### WHAT YOU ARE ASKED TO DO
Identify every line in the records below that contains the word "this", and reproduce each one.

[DATASET RECORDS start]

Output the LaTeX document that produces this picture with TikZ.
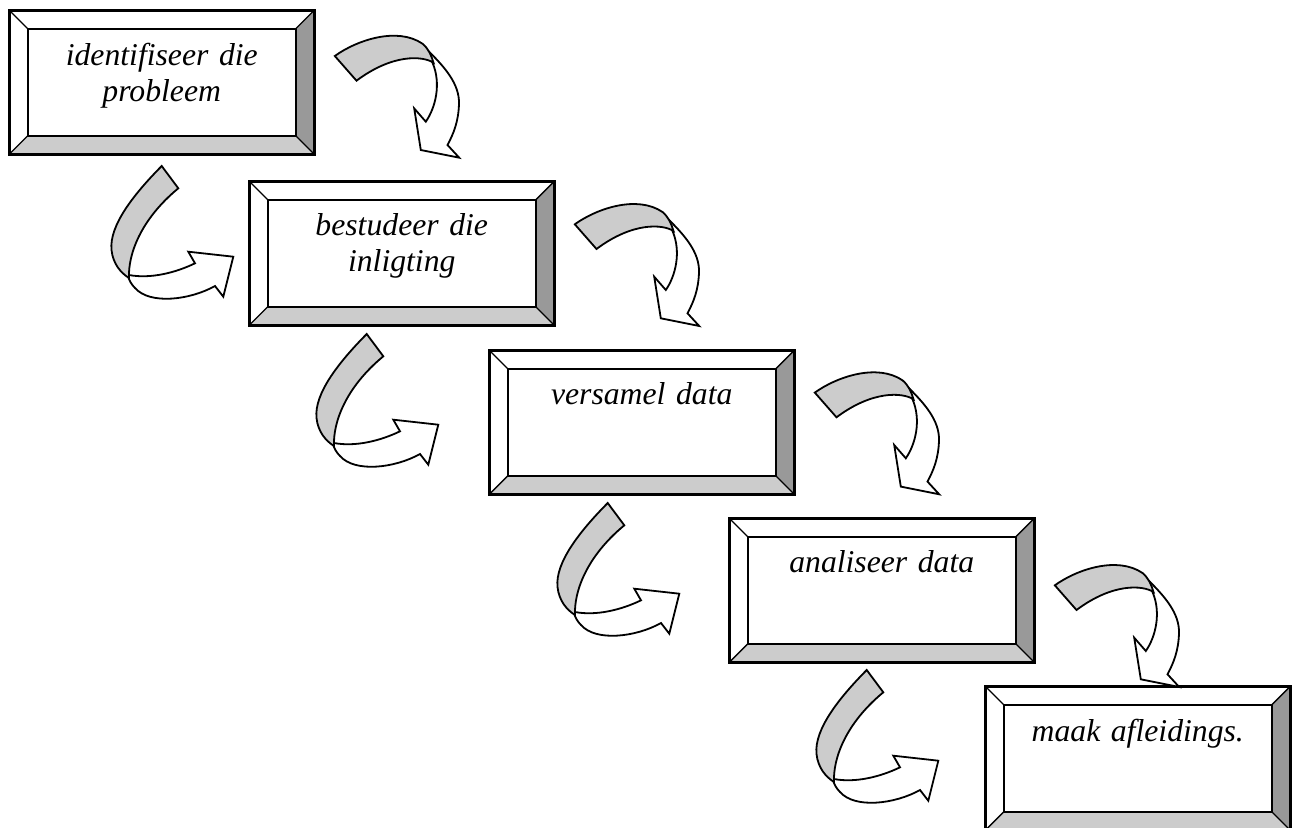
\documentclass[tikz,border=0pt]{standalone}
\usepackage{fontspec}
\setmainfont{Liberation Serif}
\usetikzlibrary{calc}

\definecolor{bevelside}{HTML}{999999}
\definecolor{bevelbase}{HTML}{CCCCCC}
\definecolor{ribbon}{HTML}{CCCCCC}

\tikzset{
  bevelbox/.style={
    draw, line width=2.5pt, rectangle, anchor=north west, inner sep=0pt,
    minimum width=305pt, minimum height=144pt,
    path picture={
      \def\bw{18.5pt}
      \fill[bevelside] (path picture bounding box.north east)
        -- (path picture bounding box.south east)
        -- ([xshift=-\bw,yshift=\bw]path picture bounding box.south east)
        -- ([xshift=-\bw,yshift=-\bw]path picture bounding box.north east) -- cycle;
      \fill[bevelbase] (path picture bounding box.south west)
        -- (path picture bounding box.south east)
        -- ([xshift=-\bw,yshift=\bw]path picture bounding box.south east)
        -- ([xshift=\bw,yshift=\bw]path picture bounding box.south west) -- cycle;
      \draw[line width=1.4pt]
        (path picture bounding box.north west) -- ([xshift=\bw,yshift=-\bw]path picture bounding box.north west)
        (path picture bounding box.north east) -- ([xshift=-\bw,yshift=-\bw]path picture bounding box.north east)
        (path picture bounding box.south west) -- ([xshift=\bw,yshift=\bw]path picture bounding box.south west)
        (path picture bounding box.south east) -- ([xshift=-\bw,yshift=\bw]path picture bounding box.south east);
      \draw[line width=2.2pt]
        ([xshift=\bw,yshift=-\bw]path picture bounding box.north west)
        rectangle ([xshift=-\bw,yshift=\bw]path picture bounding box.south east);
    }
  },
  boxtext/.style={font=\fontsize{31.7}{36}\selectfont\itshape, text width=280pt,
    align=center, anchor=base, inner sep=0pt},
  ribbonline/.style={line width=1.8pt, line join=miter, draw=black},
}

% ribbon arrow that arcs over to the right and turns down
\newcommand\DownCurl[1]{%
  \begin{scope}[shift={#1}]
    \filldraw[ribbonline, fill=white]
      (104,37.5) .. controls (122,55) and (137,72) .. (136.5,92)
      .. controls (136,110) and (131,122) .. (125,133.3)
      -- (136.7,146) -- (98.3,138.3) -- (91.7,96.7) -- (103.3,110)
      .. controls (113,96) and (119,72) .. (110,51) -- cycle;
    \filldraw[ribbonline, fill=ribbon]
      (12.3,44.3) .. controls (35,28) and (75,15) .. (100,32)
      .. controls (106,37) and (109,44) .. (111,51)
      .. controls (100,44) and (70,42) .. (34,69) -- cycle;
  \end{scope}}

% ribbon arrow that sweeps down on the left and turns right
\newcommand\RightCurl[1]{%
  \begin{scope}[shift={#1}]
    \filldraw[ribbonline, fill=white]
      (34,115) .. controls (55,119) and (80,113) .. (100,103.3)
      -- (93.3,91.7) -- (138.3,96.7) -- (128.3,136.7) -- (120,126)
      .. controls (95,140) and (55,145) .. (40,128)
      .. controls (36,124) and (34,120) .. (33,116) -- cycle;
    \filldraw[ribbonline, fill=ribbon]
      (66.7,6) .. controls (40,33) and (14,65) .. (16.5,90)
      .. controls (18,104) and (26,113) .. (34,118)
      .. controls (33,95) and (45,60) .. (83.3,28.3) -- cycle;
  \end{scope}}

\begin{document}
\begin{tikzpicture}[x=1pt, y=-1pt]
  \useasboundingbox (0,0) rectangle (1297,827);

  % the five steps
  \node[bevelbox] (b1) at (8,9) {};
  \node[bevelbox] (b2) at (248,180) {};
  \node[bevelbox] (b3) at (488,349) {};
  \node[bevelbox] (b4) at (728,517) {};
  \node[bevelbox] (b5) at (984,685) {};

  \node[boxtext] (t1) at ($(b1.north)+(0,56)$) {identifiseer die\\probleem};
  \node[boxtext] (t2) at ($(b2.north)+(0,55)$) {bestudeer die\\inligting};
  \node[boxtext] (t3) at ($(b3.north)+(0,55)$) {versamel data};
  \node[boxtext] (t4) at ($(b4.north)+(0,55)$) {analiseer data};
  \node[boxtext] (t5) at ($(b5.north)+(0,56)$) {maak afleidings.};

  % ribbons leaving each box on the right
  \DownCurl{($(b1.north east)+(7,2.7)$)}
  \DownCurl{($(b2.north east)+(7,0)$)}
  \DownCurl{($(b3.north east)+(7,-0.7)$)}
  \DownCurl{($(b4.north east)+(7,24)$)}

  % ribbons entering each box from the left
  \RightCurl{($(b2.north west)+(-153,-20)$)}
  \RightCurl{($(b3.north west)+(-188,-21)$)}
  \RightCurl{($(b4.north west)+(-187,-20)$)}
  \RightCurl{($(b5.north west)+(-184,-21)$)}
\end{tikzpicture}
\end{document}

[DATASET RECORDS end]
[DATASET RECORDS start]

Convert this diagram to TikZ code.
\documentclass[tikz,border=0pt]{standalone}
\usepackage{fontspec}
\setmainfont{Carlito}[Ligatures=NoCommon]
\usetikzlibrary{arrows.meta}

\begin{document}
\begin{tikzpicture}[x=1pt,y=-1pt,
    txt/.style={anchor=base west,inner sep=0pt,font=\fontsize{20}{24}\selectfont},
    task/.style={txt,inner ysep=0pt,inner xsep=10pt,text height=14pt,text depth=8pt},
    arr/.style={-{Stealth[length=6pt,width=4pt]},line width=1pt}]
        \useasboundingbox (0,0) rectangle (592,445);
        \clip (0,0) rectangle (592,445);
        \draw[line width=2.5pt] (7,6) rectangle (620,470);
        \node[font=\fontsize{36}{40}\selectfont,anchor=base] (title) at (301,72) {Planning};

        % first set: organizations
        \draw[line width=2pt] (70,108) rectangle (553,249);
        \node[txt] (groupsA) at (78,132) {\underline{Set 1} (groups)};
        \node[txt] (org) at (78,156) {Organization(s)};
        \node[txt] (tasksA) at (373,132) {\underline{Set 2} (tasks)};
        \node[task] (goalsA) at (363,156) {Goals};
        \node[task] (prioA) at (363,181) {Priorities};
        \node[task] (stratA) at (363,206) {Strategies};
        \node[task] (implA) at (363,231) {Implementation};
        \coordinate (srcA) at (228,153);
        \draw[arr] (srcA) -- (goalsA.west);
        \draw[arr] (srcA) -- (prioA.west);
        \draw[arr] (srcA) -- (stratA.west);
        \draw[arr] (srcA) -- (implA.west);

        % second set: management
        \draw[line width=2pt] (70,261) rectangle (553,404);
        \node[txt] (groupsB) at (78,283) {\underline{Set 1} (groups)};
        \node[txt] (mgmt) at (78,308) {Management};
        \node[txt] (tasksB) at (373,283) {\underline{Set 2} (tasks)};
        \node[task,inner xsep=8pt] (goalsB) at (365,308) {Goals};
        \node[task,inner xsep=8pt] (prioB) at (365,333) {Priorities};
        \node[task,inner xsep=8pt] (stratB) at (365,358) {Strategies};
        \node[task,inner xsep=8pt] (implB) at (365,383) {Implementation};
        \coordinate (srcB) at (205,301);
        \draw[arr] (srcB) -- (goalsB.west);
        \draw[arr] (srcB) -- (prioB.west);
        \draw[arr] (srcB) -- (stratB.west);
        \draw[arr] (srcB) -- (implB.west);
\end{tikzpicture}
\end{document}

[DATASET RECORDS end]

### TASK RESPONSE
Output the LaTeX document that produces this picture with TikZ.
Convert this diagram to TikZ code.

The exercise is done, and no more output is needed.